Un appello e un avvertimento, quelli lanciati ieri dal presidente della Regione, Rosario Crocetta. L'appello è all'insegna dell'unità per non far precipitare la Sicilia in un burrone dal quale poi sarebbe difficilissimo risalire. L'avvertimento: «Se il richiamo al senso di responsabilità non dovesse sortire alcun effetto, ne trarremo le necessarie conseguenze». Ovvero, tutti a casa.
L'appello al dialogo è rivolto a tutti, al di là delle appartenenze politiche, per attuare le grandi riforme che possono salvare la Sicilia: a cominciare dal disegno di legge sul pagamento dei debiti alle imprese private, fino alle variazioni di Bilancio, al disegno di legge sullo sviluppo, alla semplificazione amministrativa, al Testo unico delle attività produttive e al disegno di legge sui testimoni di giustizia.
«Su questi punti - ha sottolineato Crocetta - il governo è intenzionato ad andare avanti e, se tali provvedimenti non dovessero essere approvati, si rischierebbero migliaia di licenziamenti e diecine di fallimenti delle imprese. Faremo di tutto per impedire il degrado della Sicilia. Gli interessi della regione non possono essere schiacciati da quelli dei partiti e delle correnti, in una guerra infinita che non aiuta nessuno. Questo non è il momento delle divisioni, ma della grande unità. Per questo, lancio il "patto per la Sicilia", per lo sviluppo, la legalità, il lavoro, il risanamento. Un patto aperto a tutti, agli uomini di buona volontà, senza usare i classici linguaggi del politichese».
Il presidente della Regione ha poi ribadito l'avvertimento: «A chi pensa, invece, di poter proseguire bloccando il cambiamento e le riforme, dico che, qualora il clima non dovesse rasserenarsi, il governo non avrà altra scelta che porre la fiducia sui provvedimenti che presenta in Aula, traendone tutte le conclusioni possibili».
Sulla fiducia che Crocetta ha minacciato di chiedere in Aula, ha ironizzato Cracolici: «Brrr... che paura! Ma qualcuno ha spiegato a Crocetta che all'Ars non esiste l'istituto della fiducia, ma solo quello della sfiducia? ». In effetti, essendo il presidente della Regione eletto direttamente dai siciliani, non può chiedere all'Ars di avere riconfermata la fiducia. Invece, l'Assemblea può sfiduciarlo.

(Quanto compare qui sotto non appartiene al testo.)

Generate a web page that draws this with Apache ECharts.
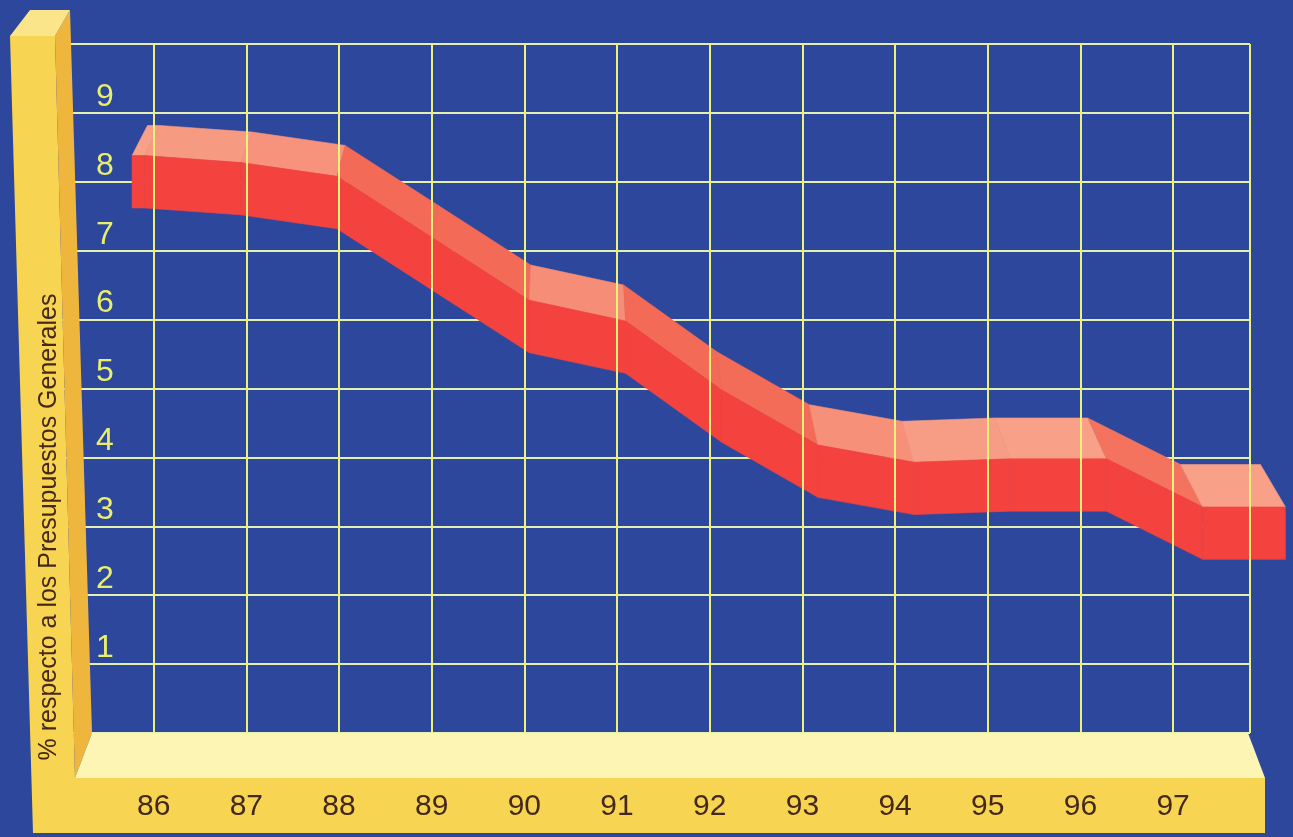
<!DOCTYPE html>
<html>
<head>
<meta charset="utf-8">
<script src="https://cdn.jsdelivr.net/npm/echarts@6/dist/echarts.min.js"></script>
<style>
html, body { margin: 0; padding: 0; background: #2d479d; }
#chart { width: 1293px; height: 837px; }
</style>
</head>
<body>
<div id="chart"></div>
<script>
// años (eje X) y % respecto a los presupuestos generales
var years = [86, 87, 88, 89, 90, 91, 92, 93, 94, 95, 96, 97];
var values = [8.0, 7.9, 7.7, 6.8, 5.9, 5.6, 4.6, 3.8, 3.55, 3.6, 3.6, 2.9];
var yTicks = [1, 2, 3, 4, 5, 6, 7, 8, 9];
var axisTitle = '% respecto a los Presupuestos Generales';

var THICK = 0.76;          // grosor de la cinta, en unidades del eje Y
var FRONT = '#f4433f';
var FONT = 'Liberation Sans';
var NARROW = "'Liberation Sans Narrow', 'Liberation Sans'";

function topColor(t) {
    var a = [248, 160, 136], b = [243, 106, 86];
    var c = a.map(function (v, k) { return Math.round(v + (b[k] - v) * t); });
    return 'rgb(' + c.join(',') + ')';
}

function ribbon(params, api) {
    var i = params.dataIndex;
    var cs = params.coordSys;
    var h = api.size([0, THICK])[1];
    var unit = api.size([1, 0])[0];
    var p = api.coord([years[i], values[i]]);
    var q = i < years.length - 1 ? api.coord([years[i + 1], values[i + 1]]) : [p[0] + unit * 0.86, p[1]];
    // la cinta está más cerca que la rejilla: algo más ancha
    var cx = cs.x + cs.width * 0.28, S = 1.038;
    function fwd(pt) { return [cx + S * (pt[0] - cx), pt[1]]; }
    var vx = cs.x + cs.width * 0.43, vy = cs.y - 750;
    function back(pt) { return [pt[0] + 0.035 * (vx - pt[0]), pt[1] + 0.035 * (vy - pt[1])]; }

    var segs = [[p, q]];
    if (i === 0) segs.unshift([[p[0] - unit * 0.13, p[1]], p]);
    var children = [];
    segs.forEach(function (s) {
        var a = fwd(s[0]), b = fwd(s[1]);
        var at = [a[0], a[1] - h / 2], bt = [b[0], b[1] - h / 2];
        var ab = [a[0], a[1] + h / 2], bb = [b[0], b[1] + h / 2];
        var t = Math.min(1, Math.abs(bt[1] - at[1]) / (bt[0] - at[0]) / 0.6);
        var tc = topColor(t);
        children.push({
            type: 'polygon', z2: 1,
            shape: { points: [at, bt, back(bt), back(at)] },
            style: { fill: tc, stroke: tc, lineWidth: 0.6 }
        });
        children.push({
            type: 'polygon', z2: 5,
            shape: { points: [at, bt, bb, ab] },
            style: { fill: FRONT, stroke: FRONT, lineWidth: 0.6 }
        });
    });
    return { type: 'group', children: children };
}

var myChart = echarts.init(document.getElementById('chart'));

var option = {
    backgroundColor: '#2d479d',
    animation: false,
    grid: { left: 61, right: 43, top: 44, bottom: 104 },
    xAxis: {
        type: 'value',
        min: 85,
        max: 97.83,
        interval: 1,
        z: 20,
        axisLine: { show: false },
        axisTick: { show: false },
        splitLine: { showMinLine: false, lineStyle: { color: '#ebf27c', width: 2 } },
        axisLabel: {
            margin: 59,
            color: '#44291a',
            fontFamily: NARROW,
            fontSize: 30,
            formatter: function (v) { return years.indexOf(v) >= 0 ? String(v) : ''; }
        }
    },
    yAxis: {
        type: 'value',
        min: 0,
        max: 10,
        interval: 1,
        axisLine: { show: false },
        axisTick: { show: false },
        splitLine: { lineStyle: { color: '#e4efb0', width: 2 } },
        axisLabel: {
            inside: true,
            margin: 35,
            color: '#e8ef6c',
            fontFamily: NARROW,
            fontSize: 32,
            verticalAlign: 'bottom',
            formatter: function (v) { return yTicks.indexOf(v) >= 0 ? String(v) : ''; }
        }
    },
    graphic: [
        // marco amarillo: barra vertical y barra inferior
        { type: 'polygon', z: 10, shape: { points: [[10, 36], [55, 36], [75, 778], [1265, 778], [1265, 833], [33, 833]] }, style: { fill: '#f7d552' } },
        { type: 'polygon', z: 10, shape: { points: [[55, 36], [70, 10], [92, 733], [75, 778]] }, style: { fill: '#efb63e' } },
        { type: 'polygon', z: 10, shape: { points: [[10, 36], [30, 10], [70, 10], [55, 36]] }, style: { fill: '#fae58a' } },
        { type: 'polygon', z: 10, shape: { points: [[92, 733], [1248, 733], [1265, 778], [75, 778]] }, style: { fill: '#fdf5b4' } },
        {
            type: 'text', z: 11, x: 49, y: 527, rotation: Math.PI / 2,
            style: {
                text: axisTitle, fill: '#44291a', font: '25px ' + FONT,
                align: 'center', verticalAlign: 'middle',
                textAlign: 'center', textVerticalAlign: 'middle'
            }
        }
    ],
    series: [{
        type: 'custom',
        renderItem: ribbon,
        encode: { x: 0, y: 1 },
        data: years.map(function (y, i) { return [y, values[i]]; })
    }]
};

myChart.setOption(option, true);
</script>
</body>
</html>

«Mi sono candidato presidente - ha continuato Crocetta - per portare avanti la rivoluzione, non per vivacchiare giorno per giorno, e nello spirito del massimo dialogo con tutti. Con la consapevolezza di chi vuol salvare la Sicilia, ho intenzione di continuare la mia battaglia. Ma non è permesso a nessuno di giocare con gli interessi della Sicilia, dei siciliani che non ne possono più, dei disoccupati che affollano le piazze e, adesso, anche le chiese. Se questo senso di responsabilità non dovesse prevalere, ne trarremo tutti le necessarie conseguenze».
Di sicuro, a poco più di un anno dalle elezioni regionali, a casa non vuol tornare nessuno. Anche perché dalla prossima legislatura l'Ars non avrà più novanta, ma settanta deputati. Un dettaglio che potrebbe giocare a favore di Crocetta.
Nessun timore di tornare al voto per Musumeci, presidente della commissione Antimafia: «Faccia una proposta, caro presidente, e che appaia credibile. Altrimenti, davvero è meglio tornare al voto. Nel centrodestra non ci sono paure e nessuno è attaccato alla poltrona». Il capogruppo di Forza Italia, Falcone, ha sfidato Crocetta a sostenere i due disegni di legge presentati dal suo gruppo: «Uno sul pagamento dei debiti alle imprese; l'altro sulla manovra finanziaria-bis. Accetti le nostre proposte alternative a quelle del governo».